The fourth graders work on a series of projects designed around the themes of movement, energy, depth, observation, abstraction, and space. Students spend time working with concepts such as spatial depth, overlap, foreground, midground, background, and linear perspective, positive and negative space, and form by viewing, engaging, and discussing works of art from cultural and master artists such as Henri Rousseau, and Vincent van Gogh. Projects include mixed-media jungle compositions, pastel energy drawings, linear perspective environments and landscapes, negative space window paintings, and negative space sculptures. Every project is designed to enhance students’ artistic skills, craftsmanship, and understanding of art room concepts, while encouraging each student to develop his or her unique artistic voice.

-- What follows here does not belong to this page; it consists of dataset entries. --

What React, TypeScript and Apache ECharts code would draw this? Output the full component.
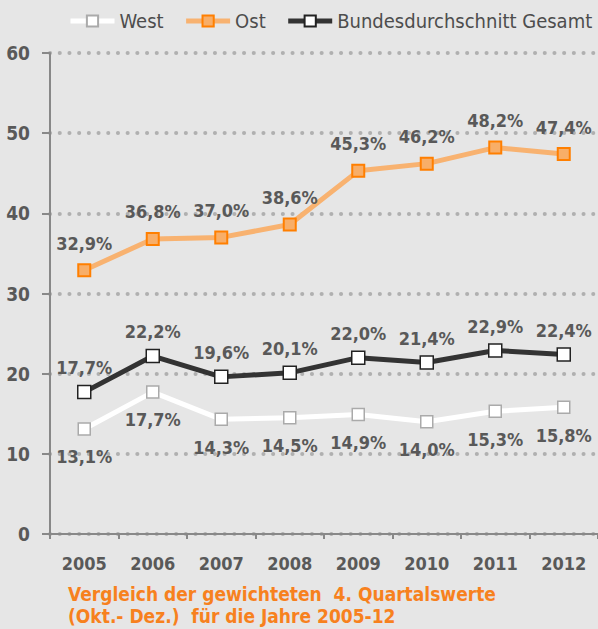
import React, { useEffect, useRef } from "react";
import * as echarts from "echarts";

const years = ["2005", "2006", "2007", "2008", "2009", "2010", "2011", "2012"];
const west = [13.1, 17.7, 14.3, 14.5, 14.9, 14.0, 15.3, 15.8];
const ost = [32.9, 36.8, 37.0, 38.6, 45.3, 46.2, 48.2, 47.4];
const bund = [17.7, 22.2, 19.6, 20.1, 22.0, 21.4, 22.9, 22.4];
const yTicks = [0, 10, 20, 30, 40, 50, 60];

const TXT = "#595959";
const NARROW = "'DejaVu Sans Condensed', 'DejaVu Sans', sans-serif";

const fmt = (p: any) => p.value.toFixed(1).replace(".", ",") + "%";

export default function App() {
  const ref = useRef<HTMLDivElement>(null);
  useEffect(() => {
    const chart = echarts.init(ref.current!, null, { renderer: "svg" });
    const label = (pos: string, dist: number) => ({
      show: true,
      position: pos,
      distance: dist,
      formatter: fmt,
      color: TXT,
      fontFamily: NARROW,
      fontWeight: "bold",
      fontSize: 18,
    });
    chart.setOption({
      animation: false,
      backgroundColor: "#e6e6e6",
      title: {
        text: "Vergleich der gewichteten  4. Quartalswerte\n(Okt.- Dez.)  für die Jahre 2005-12",
        left: 68,
        top: 578,
        padding: [5, 5, 0, 0],
        textStyle: { color: "#f7811e", fontSize: 19, fontWeight: "bold", fontFamily: NARROW, lineHeight: 22 },
      },
      legend: {
        top: 11,
        left: 68,
        right: 0,
        padding: 0,
        itemWidth: 44,
        itemHeight: 14,
        itemGap: 20,
        lineStyle: { width: 5 },
        textStyle: { color: "#4d4d4d", fontSize: 20, fontFamily: NARROW },
        data: ["West", "Ost", "Bundesdurchschnitt Gesamt"],
      },
      grid: { left: 50, right: 0, top: 53, bottom: 95 },
      xAxis: {
        type: "category",
        data: years,
        boundaryGap: true,
        axisLine: { lineStyle: { color: "#888", width: 2 } },
        axisTick: { show: true, length: 5, lineStyle: { color: "#888", width: 2 } },
        axisLabel: { color: TXT, fontSize: 18, fontWeight: "bold", fontFamily: NARROW, margin: 20 },
      },
      yAxis: {
        type: "value",
        min: 0,
        max: 60,
        interval: 10,
        axisLine: { show: true, lineStyle: { color: "#888", width: 2 } },
        axisTick: { show: true, length: 8, lineStyle: { color: "#888", width: 2 } },
        axisLabel: {
          color: TXT, fontSize: 19, fontWeight: "bold", fontFamily: NARROW, margin: 20,
          formatter: (v: number) => (yTicks.includes(v) ? String(v) : ""),
        },
        splitLine: {
          show: true,
          lineStyle: { color: "#b0b0b0", width: 4, type: [0.1, 9.6], cap: "round" },
        },
      },
      series: [
        {
          name: "West",
          type: "line",
          data: west,
          symbol: "rect",
          symbolSize: 12,
          lineStyle: { color: "#ffffff", width: 5 },
          itemStyle: { color: "#ffffff", borderColor: "#aaaaaa", borderWidth: 1.5 },
          label: label("bottom", 12),
          z: 2,
        },
        {
          name: "Ost",
          type: "line",
          data: ost,
          symbol: "rect",
          symbolSize: 12,
          lineStyle: { color: "#f8b270", width: 5 },
          itemStyle: { color: "#f8ae68", borderColor: "#ff7f00", borderWidth: 2 },
          label: label("top", 11),
          z: 3,
        },
        {
          name: "Bundesdurchschnitt Gesamt",
          type: "line",
          data: bund,
          symbol: "rect",
          symbolSize: 13,
          lineStyle: { color: "#333333", width: 5 },
          itemStyle: { color: "#ffffff", borderColor: "#222222", borderWidth: 1.5 },
          label: label("top", 8),
          z: 4,
        },
      ],
    });
    return () => chart.dispose();
  }, []);
  return <div ref={ref} style={{ position: "fixed", left: 0, top: 0, width: 598, height: 629 }} />;
}
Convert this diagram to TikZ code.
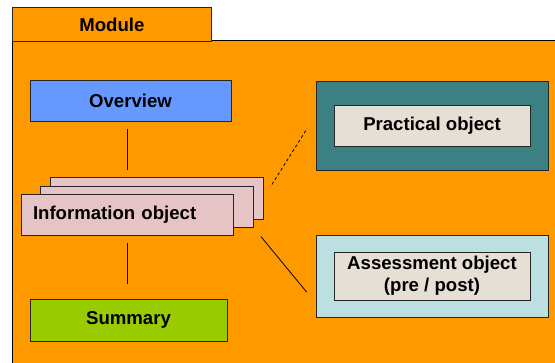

In grade four, students focus on learning and practicing manipulation skills (e.g., kicking, throwing, striking), in particular using rackets and paddles to strike objects. They also learn about the correct technique for manipulative skills, such as body orientation when serving a ball, and to distinguish between similar skills (e.g., kicking and punting). They begin to learn individual defensive and offensive moves. They are introduced to the concept of perceived exertion. They learn about the value of muscular endurance/strength, aerobic and flexibility exercises, and the importance of water and healthy foods to improve physical performance. Students learn to include others in physical activity and to respect differences in skill levels. They also learn to accept responsibility for their own performance of physical activities and to both win and lose with dignity and respect.